1. Technical Field
This invention relates in general to the detection of coating imperfections on a coated web and, more particularly, to a system and method for recognizing predefined-types of coating imperfections in a web through the acquisition of optical density variation information, for example, from a moving, continuous web substantially uniformly, transmissively illuminated.
2. Background Art
Research and development efforts in the photographic materials and paper materials industries often focus on various types of imperfections in a moving coated web. These imperfections may, for example, result from disturbances in the coating process, such as may occur during the sensitization of photographic film. Research and development efforts attempt to isolate, through process modeling, the source of an on-going disturbance-type in a coating process. Coating imperfections of particular interest to the industries are continuous-type imperfections and point-type imperfections. These imperfection types, which can occur in one or more coating levels on a support web, are typically indicative of a disturbance or design related problem in the coating process.

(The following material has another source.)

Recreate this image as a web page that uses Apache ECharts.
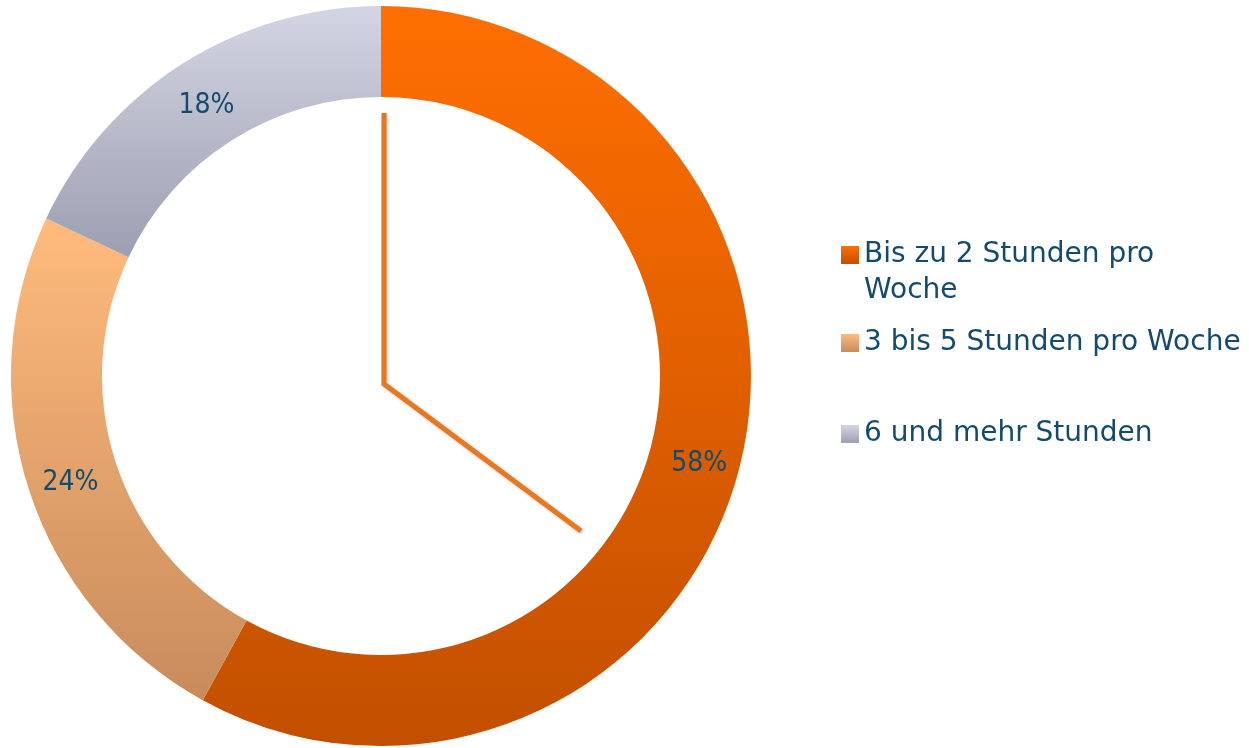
<!DOCTYPE html>
<html>
<head>
<meta charset="utf-8">
<script src="https://cdn.jsdelivr.net/npm/echarts@6/dist/echarts.min.js"></script>
<style>
html,body{margin:0;padding:0;background:#fff;}
#container{width:1249px;height:748px;}
</style>
</head>
<body>
<div id="container"></div>
<script>
var categories=['Bis zu 2 Stunden pro Woche','3 bis 5 Stunden pro Woche','6 und mehr Stunden'];
var values=[58,24,18];
var topColors=['#ff6f00','#ffbb7c','#d4d5e4'];
var bottomColors=['#c24f00','#c88b5c','#9c9fb1'];

var textColor='#134b6d';
var data=[];
for(var i=0;i<categories.length;i++){
	data.push({
		name:categories[i],
		value:values[i],
		itemStyle:{
			color:new echarts.graphic.LinearGradient(0,0,0,1,[
				{offset:0,color:topColors[i]},
				{offset:1,color:bottomColors[i]}
			])
		}
	});
}

function makeLegend(top,name,fmt){
	var l={
		orient:'vertical',
		left:841,
		top:top,
		padding:0,
		icon:'rect',
		itemWidth:18,
		itemHeight:18,
		selectedMode:false,
		data:[name],
		textStyle:{
			color:textColor,
			fontFamily:'DejaVu Sans',
			fontSize:28,
			lineHeight:36
		}
	};
	if(fmt) l.formatter=fmt;
	return l;
}

option={
	animation:false,
	legend:[
		// leere erste Zeile, damit das Symbol neben der ersten Textzeile steht
		makeLegend(201,categories[0],function(name){return '\nBis zu 2 Stunden pro\nWoche';}),
		makeLegend(325,categories[1]),
		makeLegend(416,categories[2])
	],
	series:[
		{
			type:'pie',
			center:[381,376],
			radius:[279,370],
			startAngle:90,
			clockwise:true,
			avoidLabelOverlap:false,
			itemStyle:{borderWidth:0},
			emphasis:{disabled:true},
			label:{
				show:true,
				position:'inside',
				formatter:'{c}%',
				color:textColor,
				fontFamily:'DejaVu Sans Condensed',
				fontSize:28,
				offset:[1,6]
			},
			labelLine:{show:false},
			data:data
		}
	],
	graphic:[
		{
			type:'polyline',
			shape:{points:[[384,113],[384,384],[581,531]]},
			style:{
				stroke:'#e8771e',
				lineWidth:5,
				fill:null,
				shadowBlur:3,
				shadowColor:'rgba(0,0,0,0.25)',
				shadowOffsetX:1,
				shadowOffsetY:1
			}
		}
	]
};

var mychart=echarts.init(document.getElementById('container'));
mychart.setOption(option);
</script>
</body>
</html>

An effective on-line imperfection recognition system and method would enable one to discern, characterize and confirm various models of the coating process, thereby determining the disturbance causing such an imperfection. Two significant issues, however, must be addressed by any imperfection recognition system before adequate optical data can be collected from sensitized coatings under examination. First, the system must be able to extract small density changes from the obtainable spatial and temporal noise background. Secondly, the system must provide adequate illumination within the spectral bandwidth of the usable contrast range, while avoiding solarization of any sensitized web.
State-of-the-art efforts to quantize moving web disturbances have most commonly been implemented as laser scanning systems. For example, continuous laser beams are often swept by multifaceted polygon mirror scanners across moving webs of film or paper support, and focused with dedicated optics onto a discrete detector such as a photomultiplier tube. Various detector configurations enable data acquisition in either a reflective or transmissive mode. Unfortunately, such laser scanner packages can be expensive and typically have limited anomaly detection capabilities.
Specifically, such laser scanning packages are almost universally unable to process data associated with very narrow lines and streaks which may be imbedded in the signal noise background. (Also, laser scan output processing packages, in general, remain less sophisticated than those accompanying state-of-the-art imaging technologies such as solid state cameras.) Therefore, a need is recognized to exist today in the photographic and paper materials industry for a more effective and less expensive technique to extract and characterize imperfections from background data including inherent noise variations, and particularly low-level, narrow continuous-type imperfections in a moving coated web.